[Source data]
....................
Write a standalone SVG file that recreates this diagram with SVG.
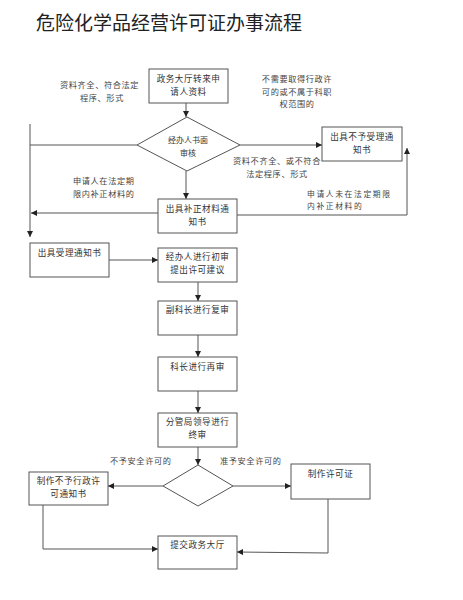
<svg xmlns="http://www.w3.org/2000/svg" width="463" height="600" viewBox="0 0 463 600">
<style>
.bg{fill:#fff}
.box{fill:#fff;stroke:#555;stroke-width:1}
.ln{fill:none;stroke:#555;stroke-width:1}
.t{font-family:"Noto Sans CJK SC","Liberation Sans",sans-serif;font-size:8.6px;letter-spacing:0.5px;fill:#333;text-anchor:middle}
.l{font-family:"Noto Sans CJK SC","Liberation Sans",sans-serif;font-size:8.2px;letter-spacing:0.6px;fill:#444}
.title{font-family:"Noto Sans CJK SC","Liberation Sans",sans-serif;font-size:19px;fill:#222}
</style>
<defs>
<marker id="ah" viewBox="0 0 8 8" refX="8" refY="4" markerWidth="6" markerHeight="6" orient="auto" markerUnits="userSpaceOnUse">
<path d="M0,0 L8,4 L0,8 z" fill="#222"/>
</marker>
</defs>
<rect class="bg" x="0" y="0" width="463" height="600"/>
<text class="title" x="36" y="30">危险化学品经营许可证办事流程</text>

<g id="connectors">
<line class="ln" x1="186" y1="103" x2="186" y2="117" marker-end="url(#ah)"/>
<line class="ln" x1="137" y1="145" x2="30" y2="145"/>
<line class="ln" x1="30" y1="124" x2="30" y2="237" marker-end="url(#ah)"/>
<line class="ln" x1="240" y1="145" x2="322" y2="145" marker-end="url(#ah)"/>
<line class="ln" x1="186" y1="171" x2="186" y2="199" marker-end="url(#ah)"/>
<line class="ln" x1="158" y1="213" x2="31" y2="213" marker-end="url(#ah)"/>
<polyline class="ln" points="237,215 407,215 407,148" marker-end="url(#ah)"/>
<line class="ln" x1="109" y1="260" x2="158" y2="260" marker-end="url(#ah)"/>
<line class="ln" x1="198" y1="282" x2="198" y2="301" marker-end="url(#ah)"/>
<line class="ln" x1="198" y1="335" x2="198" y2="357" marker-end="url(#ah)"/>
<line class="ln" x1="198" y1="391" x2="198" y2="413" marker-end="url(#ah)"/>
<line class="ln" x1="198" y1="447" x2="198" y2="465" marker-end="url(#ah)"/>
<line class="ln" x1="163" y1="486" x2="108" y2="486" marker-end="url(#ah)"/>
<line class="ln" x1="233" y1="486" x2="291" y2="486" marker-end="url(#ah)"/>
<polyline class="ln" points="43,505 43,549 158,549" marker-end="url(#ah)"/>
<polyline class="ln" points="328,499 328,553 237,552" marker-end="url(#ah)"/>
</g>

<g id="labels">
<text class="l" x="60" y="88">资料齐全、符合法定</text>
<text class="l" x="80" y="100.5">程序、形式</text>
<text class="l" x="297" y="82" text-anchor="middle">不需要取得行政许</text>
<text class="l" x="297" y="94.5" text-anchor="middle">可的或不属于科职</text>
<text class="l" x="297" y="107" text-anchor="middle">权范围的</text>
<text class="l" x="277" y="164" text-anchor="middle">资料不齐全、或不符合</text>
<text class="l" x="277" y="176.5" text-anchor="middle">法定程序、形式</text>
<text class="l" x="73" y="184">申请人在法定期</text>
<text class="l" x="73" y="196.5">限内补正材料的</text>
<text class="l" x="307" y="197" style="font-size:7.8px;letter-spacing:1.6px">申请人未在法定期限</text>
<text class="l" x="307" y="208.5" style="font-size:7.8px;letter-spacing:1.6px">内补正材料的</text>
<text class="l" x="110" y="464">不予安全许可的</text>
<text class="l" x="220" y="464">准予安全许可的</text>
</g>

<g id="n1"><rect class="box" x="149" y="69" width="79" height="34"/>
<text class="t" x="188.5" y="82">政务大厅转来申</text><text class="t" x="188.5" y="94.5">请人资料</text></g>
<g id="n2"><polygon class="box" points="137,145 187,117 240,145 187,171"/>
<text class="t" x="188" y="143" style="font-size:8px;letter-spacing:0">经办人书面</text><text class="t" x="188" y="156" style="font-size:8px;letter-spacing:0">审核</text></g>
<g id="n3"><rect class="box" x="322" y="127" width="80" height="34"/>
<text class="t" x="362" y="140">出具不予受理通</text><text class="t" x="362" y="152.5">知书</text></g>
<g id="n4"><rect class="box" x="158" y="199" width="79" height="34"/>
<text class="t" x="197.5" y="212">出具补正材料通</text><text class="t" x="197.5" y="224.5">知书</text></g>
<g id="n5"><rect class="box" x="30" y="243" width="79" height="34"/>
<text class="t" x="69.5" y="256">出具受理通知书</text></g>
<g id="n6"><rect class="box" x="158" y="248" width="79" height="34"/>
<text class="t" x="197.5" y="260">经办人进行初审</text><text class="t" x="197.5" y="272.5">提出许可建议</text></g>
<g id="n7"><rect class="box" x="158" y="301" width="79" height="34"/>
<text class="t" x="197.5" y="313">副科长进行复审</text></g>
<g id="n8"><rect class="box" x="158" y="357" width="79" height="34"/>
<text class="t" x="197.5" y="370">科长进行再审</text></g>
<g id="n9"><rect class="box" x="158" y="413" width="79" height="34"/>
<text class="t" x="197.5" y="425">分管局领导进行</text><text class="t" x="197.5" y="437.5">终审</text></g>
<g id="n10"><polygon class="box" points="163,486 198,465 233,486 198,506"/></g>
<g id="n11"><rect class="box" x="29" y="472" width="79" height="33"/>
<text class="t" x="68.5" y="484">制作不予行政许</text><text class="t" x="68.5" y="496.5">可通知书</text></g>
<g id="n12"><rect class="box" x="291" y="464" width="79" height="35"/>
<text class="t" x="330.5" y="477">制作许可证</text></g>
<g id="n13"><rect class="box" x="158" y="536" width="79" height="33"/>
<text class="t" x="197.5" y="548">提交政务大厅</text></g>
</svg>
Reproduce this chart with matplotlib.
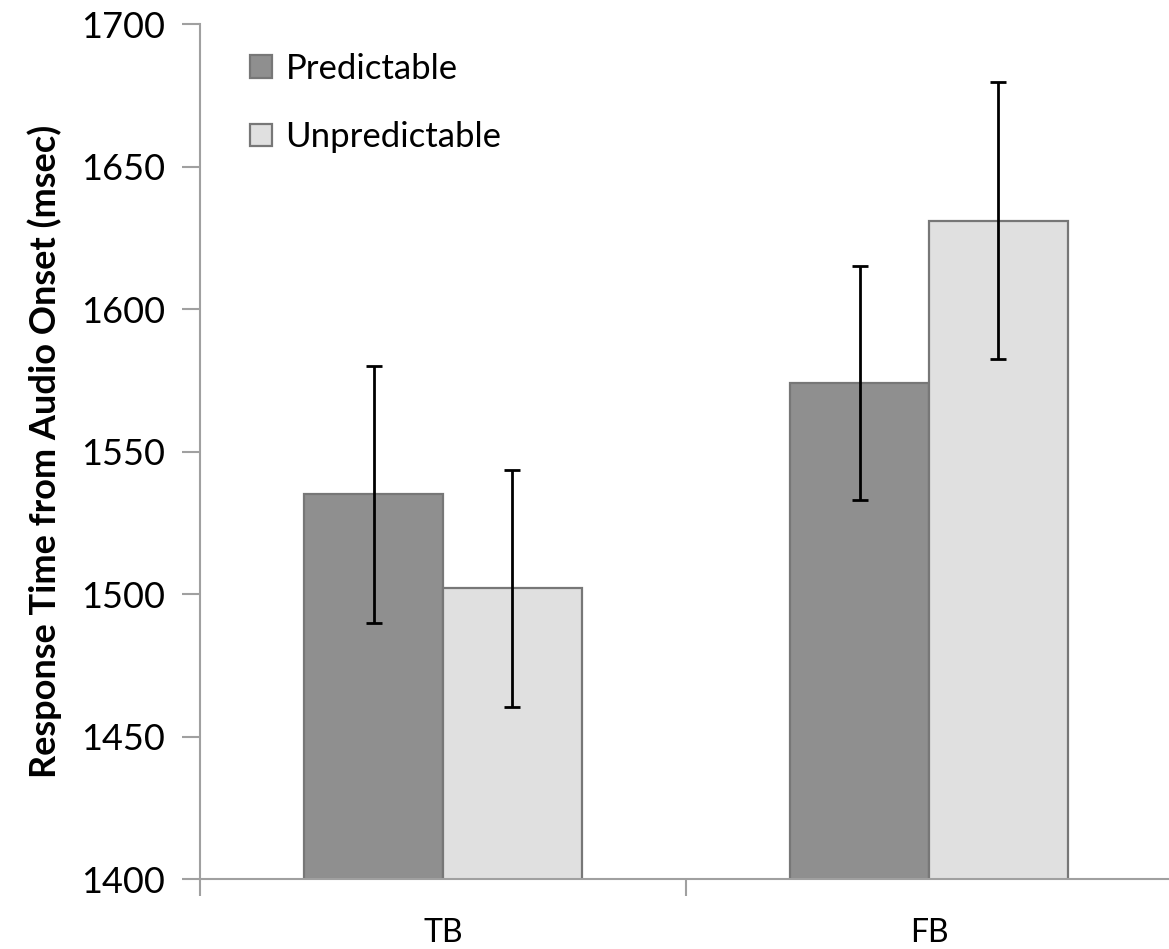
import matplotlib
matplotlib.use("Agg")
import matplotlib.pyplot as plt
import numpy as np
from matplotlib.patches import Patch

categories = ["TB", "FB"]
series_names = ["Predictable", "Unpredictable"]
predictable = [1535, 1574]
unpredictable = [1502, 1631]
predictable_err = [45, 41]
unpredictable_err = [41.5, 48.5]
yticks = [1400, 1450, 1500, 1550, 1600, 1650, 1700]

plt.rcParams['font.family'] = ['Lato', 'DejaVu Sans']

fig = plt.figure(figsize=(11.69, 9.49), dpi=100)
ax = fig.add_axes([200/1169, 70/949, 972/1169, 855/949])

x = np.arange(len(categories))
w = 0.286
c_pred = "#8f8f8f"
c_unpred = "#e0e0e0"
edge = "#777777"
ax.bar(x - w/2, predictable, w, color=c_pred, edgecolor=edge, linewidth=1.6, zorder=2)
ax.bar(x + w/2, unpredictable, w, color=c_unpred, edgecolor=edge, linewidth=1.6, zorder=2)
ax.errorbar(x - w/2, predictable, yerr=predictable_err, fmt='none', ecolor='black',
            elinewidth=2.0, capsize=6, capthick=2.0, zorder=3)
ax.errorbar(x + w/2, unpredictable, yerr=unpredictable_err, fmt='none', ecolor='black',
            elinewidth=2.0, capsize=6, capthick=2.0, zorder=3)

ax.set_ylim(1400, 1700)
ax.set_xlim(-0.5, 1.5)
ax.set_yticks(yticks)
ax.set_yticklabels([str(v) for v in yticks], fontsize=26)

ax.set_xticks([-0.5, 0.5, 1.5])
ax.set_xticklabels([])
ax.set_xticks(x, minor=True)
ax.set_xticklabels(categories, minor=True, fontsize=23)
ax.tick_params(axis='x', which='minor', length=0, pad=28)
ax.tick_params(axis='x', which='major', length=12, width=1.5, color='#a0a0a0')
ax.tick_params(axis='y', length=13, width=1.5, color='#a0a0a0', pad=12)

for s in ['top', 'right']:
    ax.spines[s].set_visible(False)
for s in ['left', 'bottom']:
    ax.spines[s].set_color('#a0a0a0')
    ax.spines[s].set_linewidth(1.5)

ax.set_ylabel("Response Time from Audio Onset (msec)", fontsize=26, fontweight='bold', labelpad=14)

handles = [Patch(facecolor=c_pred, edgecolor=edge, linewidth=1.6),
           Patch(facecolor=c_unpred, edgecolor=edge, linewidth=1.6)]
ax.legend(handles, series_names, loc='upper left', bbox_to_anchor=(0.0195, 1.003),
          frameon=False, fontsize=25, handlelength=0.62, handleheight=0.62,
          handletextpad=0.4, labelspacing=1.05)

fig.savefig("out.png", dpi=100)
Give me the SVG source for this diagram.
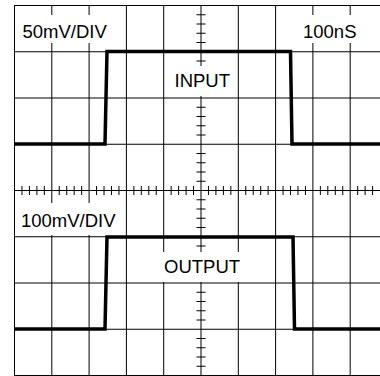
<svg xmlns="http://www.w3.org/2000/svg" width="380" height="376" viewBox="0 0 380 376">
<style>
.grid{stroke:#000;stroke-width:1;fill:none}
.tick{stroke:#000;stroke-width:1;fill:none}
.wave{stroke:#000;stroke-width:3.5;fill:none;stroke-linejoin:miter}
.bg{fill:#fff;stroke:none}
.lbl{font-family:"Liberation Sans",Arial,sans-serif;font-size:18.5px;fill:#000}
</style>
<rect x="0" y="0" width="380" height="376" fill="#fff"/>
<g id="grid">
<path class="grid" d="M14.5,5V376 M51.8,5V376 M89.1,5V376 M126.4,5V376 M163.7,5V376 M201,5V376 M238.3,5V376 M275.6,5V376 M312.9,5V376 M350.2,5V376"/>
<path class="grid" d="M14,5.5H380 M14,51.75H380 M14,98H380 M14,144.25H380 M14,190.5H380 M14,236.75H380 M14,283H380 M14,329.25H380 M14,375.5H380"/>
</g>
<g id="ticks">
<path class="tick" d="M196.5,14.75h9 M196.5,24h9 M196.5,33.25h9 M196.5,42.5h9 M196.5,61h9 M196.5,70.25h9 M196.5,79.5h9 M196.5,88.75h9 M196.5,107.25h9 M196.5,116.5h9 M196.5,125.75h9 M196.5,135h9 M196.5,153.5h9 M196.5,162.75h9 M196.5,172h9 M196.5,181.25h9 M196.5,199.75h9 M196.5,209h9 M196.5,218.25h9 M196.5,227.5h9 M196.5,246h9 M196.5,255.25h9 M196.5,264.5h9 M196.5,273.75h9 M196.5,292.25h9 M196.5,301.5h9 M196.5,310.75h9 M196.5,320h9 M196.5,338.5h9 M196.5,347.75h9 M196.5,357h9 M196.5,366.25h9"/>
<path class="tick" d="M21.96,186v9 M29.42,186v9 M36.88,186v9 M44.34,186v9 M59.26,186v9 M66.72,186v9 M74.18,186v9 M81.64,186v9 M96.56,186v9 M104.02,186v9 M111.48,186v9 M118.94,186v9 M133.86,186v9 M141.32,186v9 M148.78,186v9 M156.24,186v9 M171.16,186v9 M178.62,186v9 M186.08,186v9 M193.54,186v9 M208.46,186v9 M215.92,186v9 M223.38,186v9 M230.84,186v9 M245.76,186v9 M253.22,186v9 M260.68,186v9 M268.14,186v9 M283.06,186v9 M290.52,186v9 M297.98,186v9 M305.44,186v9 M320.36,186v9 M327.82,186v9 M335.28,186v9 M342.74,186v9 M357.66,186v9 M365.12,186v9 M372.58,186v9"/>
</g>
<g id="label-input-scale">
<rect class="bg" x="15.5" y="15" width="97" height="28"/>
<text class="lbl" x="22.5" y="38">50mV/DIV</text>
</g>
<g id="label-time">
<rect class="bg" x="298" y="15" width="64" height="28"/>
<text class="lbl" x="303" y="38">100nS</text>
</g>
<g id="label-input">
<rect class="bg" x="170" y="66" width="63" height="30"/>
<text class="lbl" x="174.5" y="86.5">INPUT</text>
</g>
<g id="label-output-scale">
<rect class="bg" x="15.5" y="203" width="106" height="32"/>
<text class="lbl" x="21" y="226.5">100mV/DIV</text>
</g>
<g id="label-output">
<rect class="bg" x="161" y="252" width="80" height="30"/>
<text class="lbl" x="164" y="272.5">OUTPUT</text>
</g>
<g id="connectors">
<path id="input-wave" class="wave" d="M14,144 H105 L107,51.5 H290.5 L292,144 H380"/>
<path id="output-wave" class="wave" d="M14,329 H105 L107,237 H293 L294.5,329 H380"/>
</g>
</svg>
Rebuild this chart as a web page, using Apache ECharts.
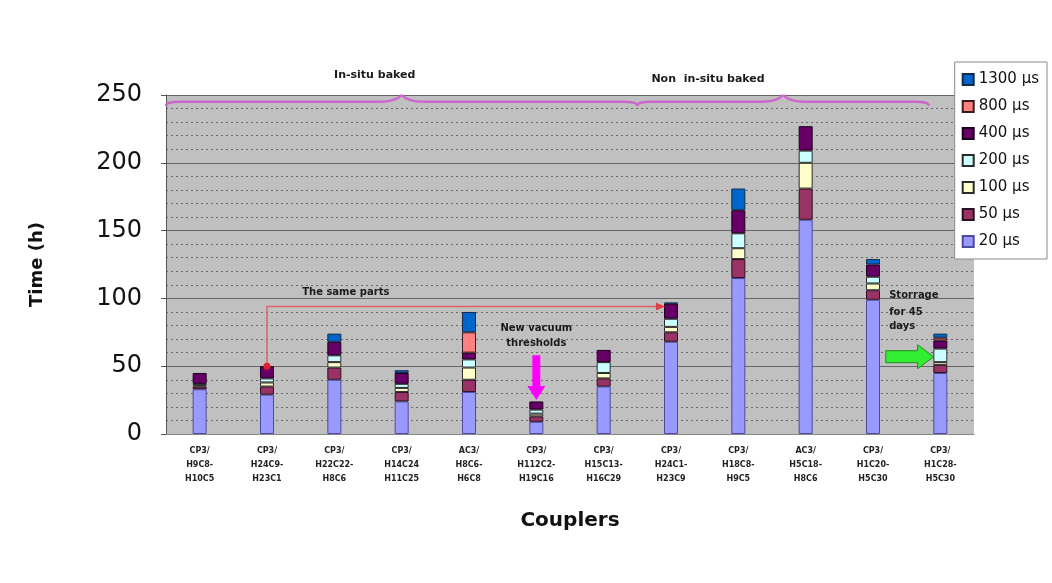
....................
Directions for this task —
Determine how many lines in the listing above hold the string "matplotlib", then write only the number.

Solution below —
5